The story alternates between two stories – Karin’s investigation (as well as her relationship with her husband) and the first-hand account of Irma, a teenage girl trapped in a reform school in an isolated and especially cold part of East Germany. Chillingly, the building was once a holiday complex built by Hitler. Irma’s story presents a further harrowing side to the dystopian nightmare of the DDR and adds an urgency to Karin’s investigations as the two narratives wind their way together.
Stasi Child is a deeply atmospheric and haunting read. The oppression of the state lies heavily over the characters and over the whole novel. With no doubt at all, this is such a fascinating time and there is an undeniable thrill in reading about the Wall (otherwise known as the Anti-Fascist Barrier) and its checkpoints, with the lure of the West just metres away. I love Berlin and it’s a fabulous place to explore. This book made me want to head straight back to it. Stasi Child captures the mood of the time, place and ideology brilliantly. It also brings to the fore the sadness and melancholy – the drabness and despair – that some endured during these days. Until some of them could endure it no longer.
The mystery is such a good one and there is plenty of suspense and tension as events unfold. But this is mixed with a fair amount of tragedy, making it a thoughtful read as well as a gripping one. The characters of Karin, Irma and Karin’s husband are especially well drawn.

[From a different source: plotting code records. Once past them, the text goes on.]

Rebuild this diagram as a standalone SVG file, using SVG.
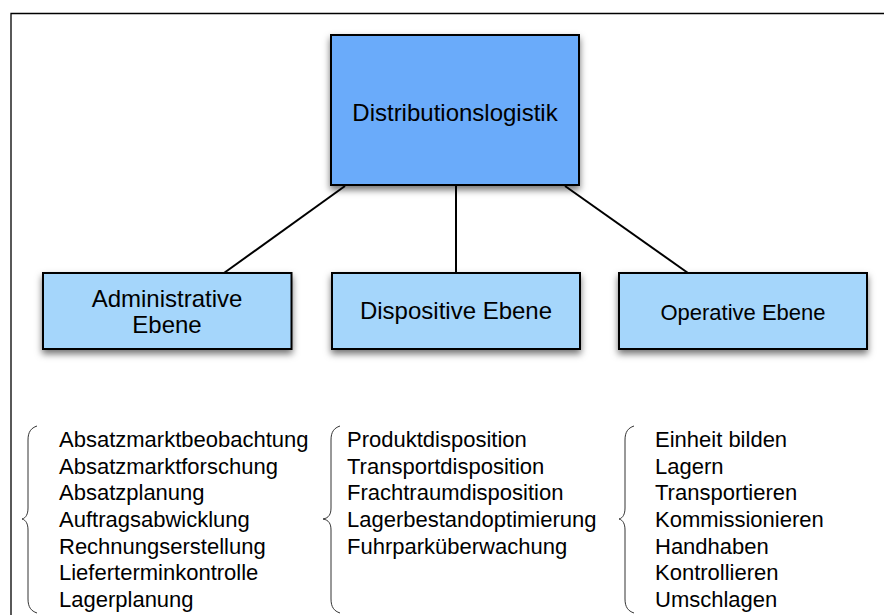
<svg xmlns="http://www.w3.org/2000/svg" width="884" height="615" viewBox="0 0 884 615">
  <style>
    .frame { fill: none; stroke: #000; stroke-width: 1.3; }
    .box { stroke: #000; stroke-width: 2; filter: url(#shadow); }
    .root { fill: #6aabfa; }
    .level { fill: #a5d6fb; }
    .label { font-family: "Liberation Sans", Arial, sans-serif; fill: #000; text-anchor: middle; }
    .item { font-family: "Liberation Sans", Arial, sans-serif; font-size: 22px; fill: #000; }
    .edge { stroke: #000; stroke-width: 2; fill: none; }
    .brace { stroke: #333; stroke-width: 1; fill: none; }
  </style>
  <defs>
    <filter id="shadow" x="-10%" y="-10%" width="120%" height="130%">
      <feDropShadow dx="0" dy="4" stdDeviation="3.5" flood-color="#000" flood-opacity="0.55"/>
    </filter>
  </defs>

  <rect width="884" height="615" fill="#fff"/>
  <path class="frame" d="M11,615 V13.5 H884"/>

  <!-- connectors -->
  <g id="connectors">
    <line class="edge" x1="345" y1="186" x2="224" y2="273"/>
    <line class="edge" x1="456" y1="186" x2="456" y2="273"/>
    <line class="edge" x1="565" y1="186" x2="688" y2="273"/>
  </g>

  <g id="distributionslogistik">
    <rect class="box root" x="331" y="35" width="248" height="150"/>
    <text class="label" x="455" y="121" font-size="24">Distributionslogistik</text>
  </g>

  <g id="administrative-ebene">
    <rect class="box level" x="43" y="273" width="248.5" height="76"/>
    <text class="label" x="167" y="307" font-size="24">Administrative</text>
    <text class="label" x="167" y="333" font-size="24">Ebene</text>
  </g>

  <g id="dispositive-ebene">
    <rect class="box level" x="332" y="273" width="248" height="76"/>
    <text class="label" x="456" y="319" font-size="24">Dispositive Ebene</text>
  </g>

  <g id="operative-ebene">
    <rect class="box level" x="619" y="273" width="248" height="76"/>
    <text class="label" x="743" y="320" font-size="22">Operative Ebene</text>
  </g>

  <!-- task lists with braces -->
  <g id="list-administrative">
    <path class="brace" d="M37,426 C31,428 28,432 28,440 L28,508 C28,514 26,518 22,519 C26,520 28,524 28,530 L28,599 C28,607 31,611 37,613"/>
    <text class="item" x="59" y="447">Absatzmarktbeobachtung</text>
    <text class="item" x="59" y="474">Absatzmarktforschung</text>
    <text class="item" x="59" y="500">Absatzplanung</text>
    <text class="item" x="59" y="527">Auftragsabwicklung</text>
    <text class="item" x="59" y="554">Rechnungserstellung</text>
    <text class="item" x="59" y="580">Lieferterminkontrolle</text>
    <text class="item" x="59" y="607">Lagerplanung</text>
  </g>

  <g id="list-dispositive">
    <path class="brace" d="M340,426 C334,428 331,432 331,440 L331,508 C331,514 329,518 323,519 C329,520 331,524 331,530 L331,599 C331,607 334,611 340,613"/>
    <text class="item" x="347" y="447">Produktdisposition</text>
    <text class="item" x="347" y="474">Transportdisposition</text>
    <text class="item" x="347" y="500">Frachtraumdisposition</text>
    <text class="item" x="347" y="527">Lagerbestandoptimierung</text>
    <text class="item" x="347" y="554">Fuhrparküberwachung</text>
  </g>

  <g id="list-operative">
    <path class="brace" d="M634,426 C628,428 625,432 625,440 L625,508 C625,514 623,518 619,519 C623,520 625,524 625,530 L625,599 C625,607 628,611 634,613"/>
    <text class="item" x="655" y="447">Einheit bilden</text>
    <text class="item" x="655" y="474">Lagern</text>
    <text class="item" x="655" y="500">Transportieren</text>
    <text class="item" x="655" y="527">Kommissionieren</text>
    <text class="item" x="655" y="554">Handhaben</text>
    <text class="item" x="655" y="580">Kontrollieren</text>
    <text class="item" x="655" y="607">Umschlagen</text>
  </g>
</svg>
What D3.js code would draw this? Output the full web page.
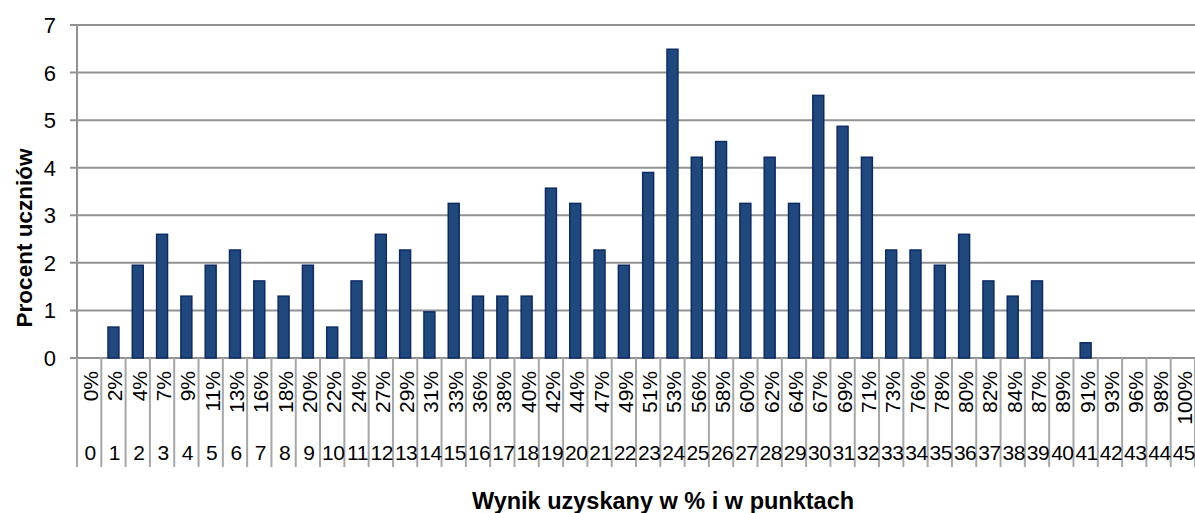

It’s hard not to suffer with them, or worry for them, and that makes some sections of the novel painful, brutal, but all the more rewarding.
I love a novel that evokes so well a lost time and place, especially when mixing it up with an intriguing plot and strong characters. Perfect, really. The fact that Stasi Child is a debut novel makes it all the more remarkable. I really hope Karin Müller returns, and in the not too distant future.